Salt Lake City School District’s Weapons Detectors Branded “Racist” By School Board Members

Natasha Biase

The Salt Lake City School District’s (SLCSD) decision to install weapon detectors at its high schools has raised concerns among parents and school board members, some of whom fear the technology will disproportionately affect visible minorities. 

According to KSL, the Salt Lake City School Board approved funding for a one-year contract with security firm PalAmerican to staff machines at several schools city-wide. The anti-gun checkpoints were reportedly installed before students returned to school last month.

News of the SLCSD’s approved plan to have private security guards install and operate the weapon detectors sparked mixed reactions from parents, many of whom did not believe the extra measures will solve the problem of school shootings.

“The person at Uvalde got in through a backdoor that was not locked,” explained one parent.

“Like any other parent, I’m terrified, you know? I love my kids, and I don’t want them to get hurt … A lot of the studies have shown that for the cost of them and the hassle for students and the propensity for maybe even minority students to get hassled more than usual, that they’re not actually keeping kids safe.”

In response to the SLCSD’s plans, some school safety experts also warned there was no guarantee that costly, state-funded weapon detectors would successfully prevent criminal activity. In addition, some stated that these measures would be “detrimental to students — especially those from communities of color.” Notably, no critics provided data to support their claims.

Ashley Anderson, a school board member who voted against PalAmerican’s security contract, expressed that she fears the security guards may have a bias against people of color.

“I oppose it because the data shows that this type of hardening offers virtually zero protection against school-based violence,” she said. “But what I’m even more worried about is the body of public health and police [de-escalation] research that shows unsworn officers — like those in the contract with PalAmerica — risk the escalation of violence, specifically for people of color.”

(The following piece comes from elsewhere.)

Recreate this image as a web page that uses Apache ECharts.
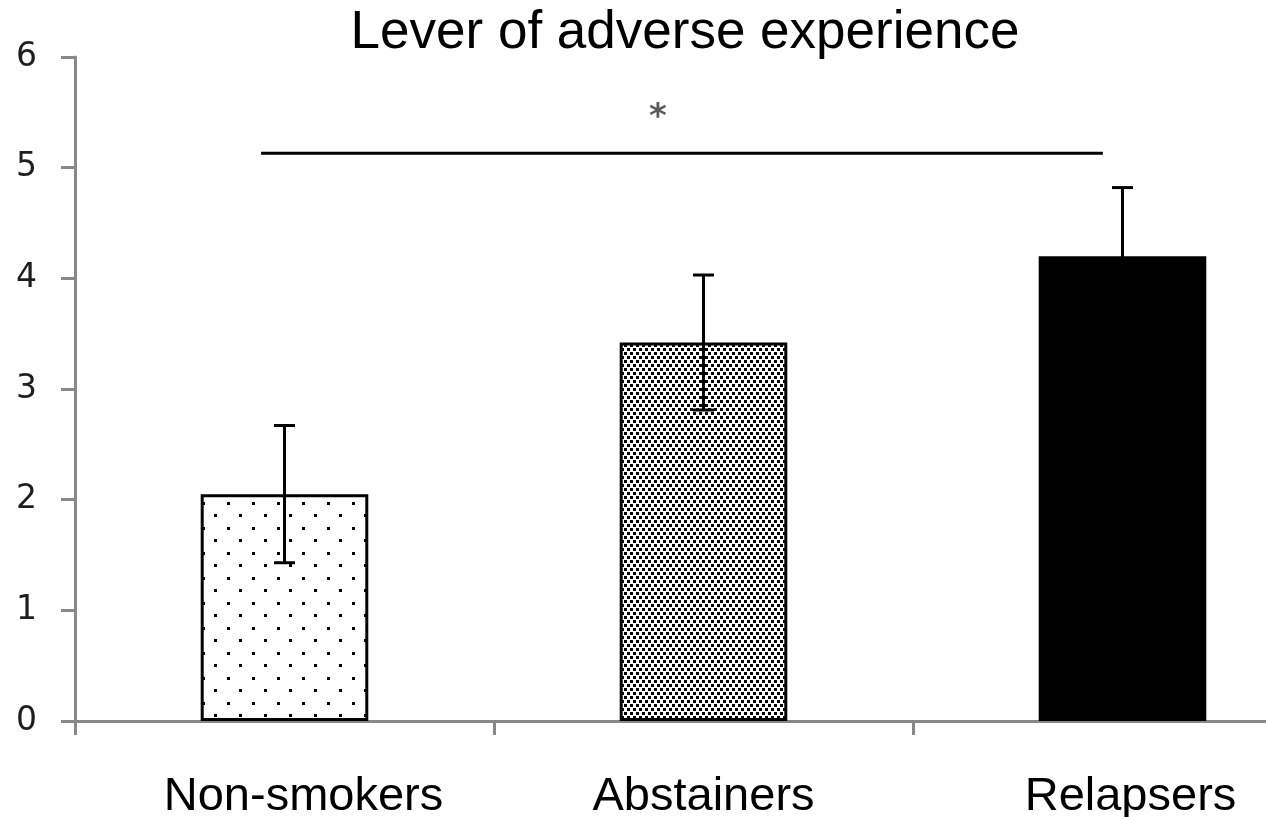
<!DOCTYPE html>
<html>
<head>
<meta charset="utf-8">
<title>Lever of adverse experience</title>
<script src="https://cdn.jsdelivr.net/npm/echarts@6/dist/echarts.min.js"></script>
<style>
  html, body { margin: 0; padding: 0; background: #ffffff; }
  #chart { width: 1266px; height: 817px; }
</style>
</head>
<body>
<div id="chart"></div>
<script>
// Groups, mean scores and error half-widths
const categories = ['Non-smokers', 'Abstainers', 'Relapsers'];
const means = [2.05, 3.42, 4.20];
const errors = [0.62, 0.61, 0.62];
const yTicks = [0, 1, 2, 3, 4, 5, 6];
// Significance bracket: x positions on a 0..3 category scale, and its level
const sigSpan = [0.444, 2.453];
const sigLevel = 5.13;
const sigMark = { x: 1.391, y: 5.45, text: '*' };

// Dotted fills for the first two bars
function dotPattern(w, h, dots, size) {
  const c = document.createElement('canvas');
  c.width = w; c.height = h;
  const ctx = c.getContext('2d');
  ctx.fillStyle = '#ffffff';
  ctx.fillRect(0, 0, w, h);
  ctx.fillStyle = '#000000';
  dots.forEach(d => ctx.fillRect(d[0], d[1], size, size));
  return { image: c, repeat: 'repeat' };
}
const sparseDots = dotPattern(25, 25, [[2, 2], [14, 14]], 3);
const denseDots = dotPattern(6, 8, [[0, 0], [3, 4]], 3);
const fills = [sparseDots, denseDots, '#000000'];

const labelShift = [38, 0, 16];

const chart = echarts.init(document.getElementById('chart'), null, { renderer: 'canvas' });

const option = {
  backgroundColor: '#ffffff',
  animation: false,
  title: {
    text: 'Lever of adverse experience',
    left: 680,
    top: 2,
    textAlign: 'center',
    textStyle: {
      fontFamily: 'Liberation Sans, Arial, sans-serif',
      fontSize: 53,
      fontWeight: 'normal',
      color: '#000000'
    }
  },
  // the third category runs past the right edge of the canvas
  grid: { left: 75, top: 57, width: 1257, height: 664, containLabel: false, outerBoundsMode: 'none' },
  xAxis: [
    {
      type: 'category',
      data: categories.map((c, i) => ({
        value: c,
        textStyle: { padding: [0, 0, 0, labelShift[i]] }
      })),
      axisLine: { lineStyle: { color: '#888888', width: 3 } },
      axisTick: { show: true, length: 14, lineStyle: { color: '#888888', width: 3 } },
      axisLabel: {
        margin: 53,
        fontFamily: 'Liberation Sans, Arial, sans-serif',
        fontSize: 47,
        color: '#000000'
      },
      splitLine: { show: false }
    },
    {
      type: 'value',
      min: 0,
      max: 3,
      show: false
    }
  ],
  yAxis: {
    type: 'value',
    min: yTicks[0],
    max: yTicks[yTicks.length - 1],
    interval: 1,
    axisLine: { show: true, lineStyle: { color: '#888888', width: 3 } },
    axisTick: { show: true, length: 14, lineStyle: { color: '#888888', width: 3 } },
    axisLabel: {
      margin: 38,
      fontFamily: 'DejaVu Sans, Verdana, sans-serif',
      fontSize: 33,
      color: '#1e1e1e'
    },
    splitLine: { show: false }
  },
  series: [
    {
      type: 'bar',
      xAxisIndex: 0,
      barWidth: '40%',
      data: means.map((v, i) => ({
        value: v,
        itemStyle: { color: fills[i], borderColor: '#000000', borderWidth: 3 }
      })),
      z: 2
    },
    {
      type: 'custom',
      xAxisIndex: 0,
      data: means.map((m, i) => [i, m, errors[i]]),
      z: 3,
      renderItem: function (params, api) {
        const idx = api.value(0);
        const m = api.value(1);
        const e = api.value(2);
        const top = api.coord([idx, m + e]);
        const bot = api.coord([idx, m - e]);
        const half = 10.5;
        const style = { stroke: '#000000', lineWidth: 3 };
        return {
          type: 'group',
          children: [
            { type: 'line', shape: { x1: top[0], y1: top[1], x2: bot[0], y2: bot[1] }, style: style },
            { type: 'line', shape: { x1: top[0] - half, y1: top[1], x2: top[0] + half, y2: top[1] }, style: style },
            { type: 'line', shape: { x1: bot[0] - half, y1: bot[1], x2: bot[0] + half, y2: bot[1] }, style: style }
          ]
        };
      }
    },
    {
      type: 'line',
      xAxisIndex: 1,
      data: [[sigSpan[0], sigLevel], [sigSpan[1], sigLevel]],
      symbol: 'none',
      lineStyle: { color: '#000000', width: 3 },
      z: 3
    },
    {
      type: 'scatter',
      xAxisIndex: 1,
      data: [[sigMark.x, sigMark.y]],
      symbolSize: 0,
      label: {
        show: true,
        position: 'inside',
        formatter: sigMark.text,
        fontFamily: 'DejaVu Sans, Verdana, sans-serif',
        fontSize: 34,
        fontWeight: 'bold',
        color: '#333333'
      },
      z: 3
    }
  ]
};

chart.setOption(option);
</script>
</body>
</html>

Sharing her sentiments, board member Mohamed Bayaad explained that his decision to vote against the measures stemmed from the fact that “students are already under so much stress” and that walking through a weapons detector might be “emotionally exhausting” for them.

“I am speaking from my own experiences. I walk through TSA, and I have to prepare myself two days in advance and worry if that weapon detector or that scanner goes off,” he said. “And also, I’m thinking about the minority kids who come from the refugee world, from places of war, and then they would have to walk in through this, and if it beeps, it’s a nightmare. I don’t know how to explain it to you.”

News of the apparent race-based opposition to the safety measures sparked controversy on social media, with some users expressing that the sentiment was inadvertently racist.

One user on X (formerly Twitter) asked: “Are they saying ‘students of color’ carry weapons? but that, for some reason, that shouldn’t be stopped?”

Kevin Dolan, founder and CEO of Exit, shared a screenshot of a quote from SLCSD’s spokesperson, Yándary Chatwin, and stressed the objectivity of the machines:

Others, like @shortmagsmle, joked: “I have a dream that my children will one day live in a nation where they will not be judged by the color of their skin but by the content of their backpack.”

Research by the Johns Hopkins Center for Safe & Healthy Schools has linked security measures such as metal detectors and book bag searches to “poorer educational outcomes,” including “lower math scores and lower likelihood of college enrollment as well as a higher likelihood of being suspended.”

According to a study out of the University of Florida Levin College of Law, “school surveillance methods are more likely to be used at schools with a more diverse student body,” specifically African-American students.

“While the technology may be implemented in every school,” explained Odis Johnson, executive director at the Johns Hopkins Center for Safe & Healthy Schools.

“We’ve got to keep in mind that children don’t respond equally to similar technology because they come from communities, they come from experiences with not only the technology and teachers but the justice system, which tends to entangle kids from [minority] backgrounds, historically, at higher rates than any other population … So it’s not just equal opportunity in terms of the technology; it’s unequal opportunity in how kids respond to the same technology,” concluded Johnson.

Despite the recent uptick in school shootings over the last few years, the addition of weapon detectors in schools is still uncommon in most schools across the United States.